Pasemos a la ermita. La puerta está entreabierta. en este momento no hay nadie en su interior. Las nervaduras de piedra que corren por el techo recogen como en un puñado la penumbra y el silencio del pequeño templo. La imagen de la Virgen de la Hoz está colocada en el lugar más visible al otro lado de la verja, ocupando la única hornacina con la que se abre en mitad su retablo barroco. La imagen de la Virgen corresponde a una talla medieval, románica, suponemos que sedente, con la cara ennegrecida como casi todas las que se conservan de aquel tiempo. Va vestida con un manto blanco, bordado en filigranas de oro. Artísticamente la imagen ganaría en valor si pudiéramos verla en su forma original, sin el devoto aditamento de los ropajes. Las chapeletas que encienden quienes pasan por allí, lucen mortecinas encima de un añal. El sol de la tarde molesta al salir de la ermita.
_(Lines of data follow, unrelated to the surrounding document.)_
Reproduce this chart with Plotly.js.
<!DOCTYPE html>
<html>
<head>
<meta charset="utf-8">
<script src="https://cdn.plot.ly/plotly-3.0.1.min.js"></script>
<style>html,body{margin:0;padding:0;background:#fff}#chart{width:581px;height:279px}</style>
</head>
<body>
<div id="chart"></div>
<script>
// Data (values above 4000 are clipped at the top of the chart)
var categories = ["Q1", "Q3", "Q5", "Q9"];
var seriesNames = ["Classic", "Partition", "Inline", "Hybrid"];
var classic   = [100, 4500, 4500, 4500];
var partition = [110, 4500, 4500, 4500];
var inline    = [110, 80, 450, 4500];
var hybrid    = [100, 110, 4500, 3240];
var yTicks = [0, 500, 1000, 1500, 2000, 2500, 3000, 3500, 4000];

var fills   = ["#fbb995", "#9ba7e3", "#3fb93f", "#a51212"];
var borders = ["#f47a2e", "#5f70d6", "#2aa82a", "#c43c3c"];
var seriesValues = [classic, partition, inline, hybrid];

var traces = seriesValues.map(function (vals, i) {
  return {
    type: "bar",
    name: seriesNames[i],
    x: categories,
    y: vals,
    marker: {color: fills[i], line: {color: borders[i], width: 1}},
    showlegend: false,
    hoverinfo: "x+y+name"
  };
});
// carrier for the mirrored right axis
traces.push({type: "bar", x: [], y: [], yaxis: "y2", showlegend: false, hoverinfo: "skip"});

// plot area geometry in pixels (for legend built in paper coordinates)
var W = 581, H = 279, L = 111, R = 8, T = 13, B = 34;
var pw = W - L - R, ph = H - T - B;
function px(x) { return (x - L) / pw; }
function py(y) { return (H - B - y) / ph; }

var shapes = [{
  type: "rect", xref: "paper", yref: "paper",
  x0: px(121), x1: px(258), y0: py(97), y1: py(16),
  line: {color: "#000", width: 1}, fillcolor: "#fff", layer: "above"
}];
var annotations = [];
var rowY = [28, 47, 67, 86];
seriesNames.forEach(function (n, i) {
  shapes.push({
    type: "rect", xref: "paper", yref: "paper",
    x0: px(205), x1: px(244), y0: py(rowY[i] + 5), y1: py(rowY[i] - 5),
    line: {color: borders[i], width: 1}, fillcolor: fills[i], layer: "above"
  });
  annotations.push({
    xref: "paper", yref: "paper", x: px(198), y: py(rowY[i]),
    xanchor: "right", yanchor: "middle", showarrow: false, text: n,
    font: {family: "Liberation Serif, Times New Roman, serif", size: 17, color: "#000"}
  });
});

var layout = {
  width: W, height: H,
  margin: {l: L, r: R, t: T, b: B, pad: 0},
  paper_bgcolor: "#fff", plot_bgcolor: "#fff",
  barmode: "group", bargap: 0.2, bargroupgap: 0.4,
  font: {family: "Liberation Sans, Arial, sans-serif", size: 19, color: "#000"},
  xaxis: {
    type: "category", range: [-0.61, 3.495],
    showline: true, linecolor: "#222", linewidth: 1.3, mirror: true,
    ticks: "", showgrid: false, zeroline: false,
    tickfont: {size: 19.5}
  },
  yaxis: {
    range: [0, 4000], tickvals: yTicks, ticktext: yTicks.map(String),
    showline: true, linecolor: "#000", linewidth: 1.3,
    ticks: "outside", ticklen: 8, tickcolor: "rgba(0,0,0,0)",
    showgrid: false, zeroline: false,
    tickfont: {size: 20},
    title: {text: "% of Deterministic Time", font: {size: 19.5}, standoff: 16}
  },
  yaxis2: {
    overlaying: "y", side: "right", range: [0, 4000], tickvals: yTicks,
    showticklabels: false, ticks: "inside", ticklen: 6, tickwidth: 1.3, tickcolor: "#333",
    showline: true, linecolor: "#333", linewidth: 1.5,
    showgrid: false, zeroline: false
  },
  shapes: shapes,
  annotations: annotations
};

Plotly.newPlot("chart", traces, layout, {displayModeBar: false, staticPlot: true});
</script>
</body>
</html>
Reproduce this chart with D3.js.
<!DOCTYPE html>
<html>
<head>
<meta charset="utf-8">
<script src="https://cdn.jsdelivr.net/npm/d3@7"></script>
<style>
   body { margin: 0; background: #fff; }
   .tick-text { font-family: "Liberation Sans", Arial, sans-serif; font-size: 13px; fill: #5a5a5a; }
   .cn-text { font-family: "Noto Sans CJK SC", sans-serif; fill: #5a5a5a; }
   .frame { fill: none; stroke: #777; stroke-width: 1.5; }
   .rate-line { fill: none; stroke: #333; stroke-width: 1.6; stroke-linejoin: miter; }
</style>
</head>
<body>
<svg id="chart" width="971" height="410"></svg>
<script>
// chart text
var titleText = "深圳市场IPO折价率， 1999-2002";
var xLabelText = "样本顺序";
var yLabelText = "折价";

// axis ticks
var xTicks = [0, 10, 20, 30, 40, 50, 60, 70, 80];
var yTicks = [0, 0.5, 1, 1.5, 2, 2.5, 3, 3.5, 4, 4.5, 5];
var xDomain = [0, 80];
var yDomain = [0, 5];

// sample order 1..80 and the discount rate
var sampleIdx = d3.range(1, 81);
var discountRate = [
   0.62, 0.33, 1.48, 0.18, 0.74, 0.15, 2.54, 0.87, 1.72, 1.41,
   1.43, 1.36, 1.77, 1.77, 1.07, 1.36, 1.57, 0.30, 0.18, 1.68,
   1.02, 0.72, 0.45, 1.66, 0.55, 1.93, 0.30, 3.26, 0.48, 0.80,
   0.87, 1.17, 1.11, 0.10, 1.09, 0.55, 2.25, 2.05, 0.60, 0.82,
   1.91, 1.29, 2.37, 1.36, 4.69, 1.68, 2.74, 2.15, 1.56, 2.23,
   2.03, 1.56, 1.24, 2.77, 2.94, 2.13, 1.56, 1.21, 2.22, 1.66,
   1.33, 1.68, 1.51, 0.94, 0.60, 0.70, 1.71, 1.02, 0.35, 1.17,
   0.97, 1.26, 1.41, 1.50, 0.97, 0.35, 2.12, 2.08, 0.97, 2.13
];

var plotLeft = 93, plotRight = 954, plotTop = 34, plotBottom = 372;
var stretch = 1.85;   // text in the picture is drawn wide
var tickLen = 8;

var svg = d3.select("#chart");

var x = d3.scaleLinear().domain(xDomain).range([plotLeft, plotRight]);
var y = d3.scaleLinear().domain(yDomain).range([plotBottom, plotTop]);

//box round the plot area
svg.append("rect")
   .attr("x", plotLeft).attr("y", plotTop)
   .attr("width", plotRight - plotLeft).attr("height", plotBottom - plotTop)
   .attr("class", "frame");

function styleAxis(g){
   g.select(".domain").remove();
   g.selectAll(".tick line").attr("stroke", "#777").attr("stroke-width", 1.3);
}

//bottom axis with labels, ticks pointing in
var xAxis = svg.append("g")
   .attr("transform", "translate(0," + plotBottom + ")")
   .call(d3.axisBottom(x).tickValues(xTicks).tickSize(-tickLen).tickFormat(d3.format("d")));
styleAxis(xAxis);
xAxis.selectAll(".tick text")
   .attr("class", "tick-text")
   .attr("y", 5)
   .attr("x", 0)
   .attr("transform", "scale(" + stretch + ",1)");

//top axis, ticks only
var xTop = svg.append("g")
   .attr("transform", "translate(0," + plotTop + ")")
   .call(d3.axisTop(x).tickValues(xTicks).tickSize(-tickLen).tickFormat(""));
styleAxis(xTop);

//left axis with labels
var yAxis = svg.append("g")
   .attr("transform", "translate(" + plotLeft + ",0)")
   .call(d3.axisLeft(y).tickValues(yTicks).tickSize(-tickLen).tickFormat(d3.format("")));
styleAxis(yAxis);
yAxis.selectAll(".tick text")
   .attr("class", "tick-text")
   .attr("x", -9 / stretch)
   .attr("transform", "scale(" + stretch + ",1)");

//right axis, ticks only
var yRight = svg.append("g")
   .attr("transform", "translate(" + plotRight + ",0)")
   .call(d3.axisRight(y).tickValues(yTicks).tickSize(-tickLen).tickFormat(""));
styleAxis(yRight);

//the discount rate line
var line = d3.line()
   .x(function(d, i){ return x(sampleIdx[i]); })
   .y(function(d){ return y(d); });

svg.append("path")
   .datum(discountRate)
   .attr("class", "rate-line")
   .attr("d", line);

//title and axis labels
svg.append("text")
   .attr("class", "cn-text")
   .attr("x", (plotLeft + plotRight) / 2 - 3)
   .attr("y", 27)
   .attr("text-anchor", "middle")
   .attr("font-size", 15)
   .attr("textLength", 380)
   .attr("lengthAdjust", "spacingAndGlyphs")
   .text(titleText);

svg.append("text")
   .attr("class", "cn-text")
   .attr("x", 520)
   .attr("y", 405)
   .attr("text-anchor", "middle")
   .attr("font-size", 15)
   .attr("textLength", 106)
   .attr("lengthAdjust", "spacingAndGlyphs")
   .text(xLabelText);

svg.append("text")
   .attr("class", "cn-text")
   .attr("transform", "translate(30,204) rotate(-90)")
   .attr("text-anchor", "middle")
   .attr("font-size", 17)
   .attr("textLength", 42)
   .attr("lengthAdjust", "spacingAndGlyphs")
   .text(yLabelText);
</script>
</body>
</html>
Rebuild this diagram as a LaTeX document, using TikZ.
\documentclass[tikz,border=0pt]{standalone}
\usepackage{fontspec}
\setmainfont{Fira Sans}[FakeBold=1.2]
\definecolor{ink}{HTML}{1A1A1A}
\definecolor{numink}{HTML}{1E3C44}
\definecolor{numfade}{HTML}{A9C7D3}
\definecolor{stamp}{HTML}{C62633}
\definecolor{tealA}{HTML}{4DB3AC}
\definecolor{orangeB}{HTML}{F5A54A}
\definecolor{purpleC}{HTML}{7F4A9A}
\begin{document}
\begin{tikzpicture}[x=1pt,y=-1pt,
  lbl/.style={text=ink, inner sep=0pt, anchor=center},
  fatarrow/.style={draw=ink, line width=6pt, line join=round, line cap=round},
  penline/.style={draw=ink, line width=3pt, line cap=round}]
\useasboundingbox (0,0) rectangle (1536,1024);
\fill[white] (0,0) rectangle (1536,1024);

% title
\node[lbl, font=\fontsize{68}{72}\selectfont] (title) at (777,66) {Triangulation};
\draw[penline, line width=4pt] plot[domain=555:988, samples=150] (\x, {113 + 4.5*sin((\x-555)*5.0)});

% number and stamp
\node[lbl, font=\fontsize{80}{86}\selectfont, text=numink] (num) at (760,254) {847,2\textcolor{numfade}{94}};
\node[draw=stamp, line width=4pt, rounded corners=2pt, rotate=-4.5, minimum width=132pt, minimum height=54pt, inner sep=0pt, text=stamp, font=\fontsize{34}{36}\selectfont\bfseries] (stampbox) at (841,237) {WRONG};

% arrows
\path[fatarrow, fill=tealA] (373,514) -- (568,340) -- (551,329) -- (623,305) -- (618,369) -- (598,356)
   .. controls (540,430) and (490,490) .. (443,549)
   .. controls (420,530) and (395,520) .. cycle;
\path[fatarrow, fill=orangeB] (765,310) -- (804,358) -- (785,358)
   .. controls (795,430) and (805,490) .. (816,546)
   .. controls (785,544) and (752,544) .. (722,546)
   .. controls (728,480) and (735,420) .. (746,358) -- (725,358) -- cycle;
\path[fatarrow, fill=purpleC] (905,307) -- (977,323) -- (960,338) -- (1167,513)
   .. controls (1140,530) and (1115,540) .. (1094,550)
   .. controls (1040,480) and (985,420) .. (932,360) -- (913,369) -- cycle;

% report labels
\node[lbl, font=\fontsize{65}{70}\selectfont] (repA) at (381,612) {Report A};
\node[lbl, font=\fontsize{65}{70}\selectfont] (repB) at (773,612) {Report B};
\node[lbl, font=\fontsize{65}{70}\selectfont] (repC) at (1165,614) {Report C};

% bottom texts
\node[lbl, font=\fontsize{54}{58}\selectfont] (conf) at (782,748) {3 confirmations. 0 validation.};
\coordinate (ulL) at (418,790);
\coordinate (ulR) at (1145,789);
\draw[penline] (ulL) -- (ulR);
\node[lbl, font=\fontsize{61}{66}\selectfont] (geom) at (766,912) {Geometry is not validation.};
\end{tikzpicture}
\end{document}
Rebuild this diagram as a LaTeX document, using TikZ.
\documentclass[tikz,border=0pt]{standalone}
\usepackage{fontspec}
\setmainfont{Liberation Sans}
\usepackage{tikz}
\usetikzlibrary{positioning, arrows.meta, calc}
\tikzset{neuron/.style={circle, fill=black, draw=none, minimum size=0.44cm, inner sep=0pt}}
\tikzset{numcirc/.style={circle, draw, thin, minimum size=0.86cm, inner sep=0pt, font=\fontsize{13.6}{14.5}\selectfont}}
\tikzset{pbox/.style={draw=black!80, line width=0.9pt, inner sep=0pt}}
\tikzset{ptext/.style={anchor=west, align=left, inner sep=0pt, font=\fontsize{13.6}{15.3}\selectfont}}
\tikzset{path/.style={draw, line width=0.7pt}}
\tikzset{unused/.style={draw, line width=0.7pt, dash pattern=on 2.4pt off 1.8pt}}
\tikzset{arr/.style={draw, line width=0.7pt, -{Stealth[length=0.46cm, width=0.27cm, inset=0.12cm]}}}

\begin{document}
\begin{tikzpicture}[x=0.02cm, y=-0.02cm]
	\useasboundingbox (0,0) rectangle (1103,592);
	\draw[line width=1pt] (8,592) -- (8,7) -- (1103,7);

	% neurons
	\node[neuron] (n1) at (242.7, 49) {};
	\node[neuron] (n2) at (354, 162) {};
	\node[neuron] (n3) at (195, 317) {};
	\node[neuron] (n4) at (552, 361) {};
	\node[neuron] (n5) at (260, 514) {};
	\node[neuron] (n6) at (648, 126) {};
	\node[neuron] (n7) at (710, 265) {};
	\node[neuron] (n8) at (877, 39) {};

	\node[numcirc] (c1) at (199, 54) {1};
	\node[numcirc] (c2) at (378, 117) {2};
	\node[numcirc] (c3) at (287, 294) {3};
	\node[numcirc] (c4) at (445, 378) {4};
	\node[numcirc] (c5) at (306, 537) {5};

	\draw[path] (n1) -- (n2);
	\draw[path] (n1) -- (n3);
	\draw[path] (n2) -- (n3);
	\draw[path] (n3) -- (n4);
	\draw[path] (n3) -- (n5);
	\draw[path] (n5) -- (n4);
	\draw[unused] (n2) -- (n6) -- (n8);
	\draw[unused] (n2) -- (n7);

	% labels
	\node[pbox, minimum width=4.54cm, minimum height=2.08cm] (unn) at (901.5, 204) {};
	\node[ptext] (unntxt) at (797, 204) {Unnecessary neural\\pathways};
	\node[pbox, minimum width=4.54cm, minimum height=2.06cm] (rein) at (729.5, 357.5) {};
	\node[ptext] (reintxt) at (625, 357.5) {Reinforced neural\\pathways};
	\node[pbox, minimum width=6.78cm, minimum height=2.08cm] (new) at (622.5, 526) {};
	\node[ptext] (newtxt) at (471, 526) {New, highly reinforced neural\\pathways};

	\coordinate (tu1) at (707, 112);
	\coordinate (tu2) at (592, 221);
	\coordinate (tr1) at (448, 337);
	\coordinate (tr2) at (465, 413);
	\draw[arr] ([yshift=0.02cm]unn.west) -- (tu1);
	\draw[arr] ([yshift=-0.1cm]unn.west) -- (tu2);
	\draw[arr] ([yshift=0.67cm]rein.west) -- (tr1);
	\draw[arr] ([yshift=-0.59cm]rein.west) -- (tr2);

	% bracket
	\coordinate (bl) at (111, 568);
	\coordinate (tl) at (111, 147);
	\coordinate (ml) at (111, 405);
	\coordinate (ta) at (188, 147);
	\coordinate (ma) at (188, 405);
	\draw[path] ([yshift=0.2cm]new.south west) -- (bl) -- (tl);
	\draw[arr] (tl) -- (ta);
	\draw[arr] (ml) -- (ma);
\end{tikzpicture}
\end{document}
Las mesas de piedra que hay junto al río se ven vacías entre sombra y sol. Más arriba y más abajo los pescadores lanzan una y otra vez las cucharillas y los anzuelos en las corrientes y en los remansos del río. La hora y el lugar invitan a gozar abiertamente de lo natural en su esencia más pura. Saben bien de ello las gentes que acuden de tierras lejanas a gozar del espectáculo durante el buen tiempo. Por nuestra parte, tan sólo nos queda apuntar en el rincón de los recuerdos que ésta es la enésima vez que pasamos por allí, encontrándolo todo tan novedoso e impactante como el primer día.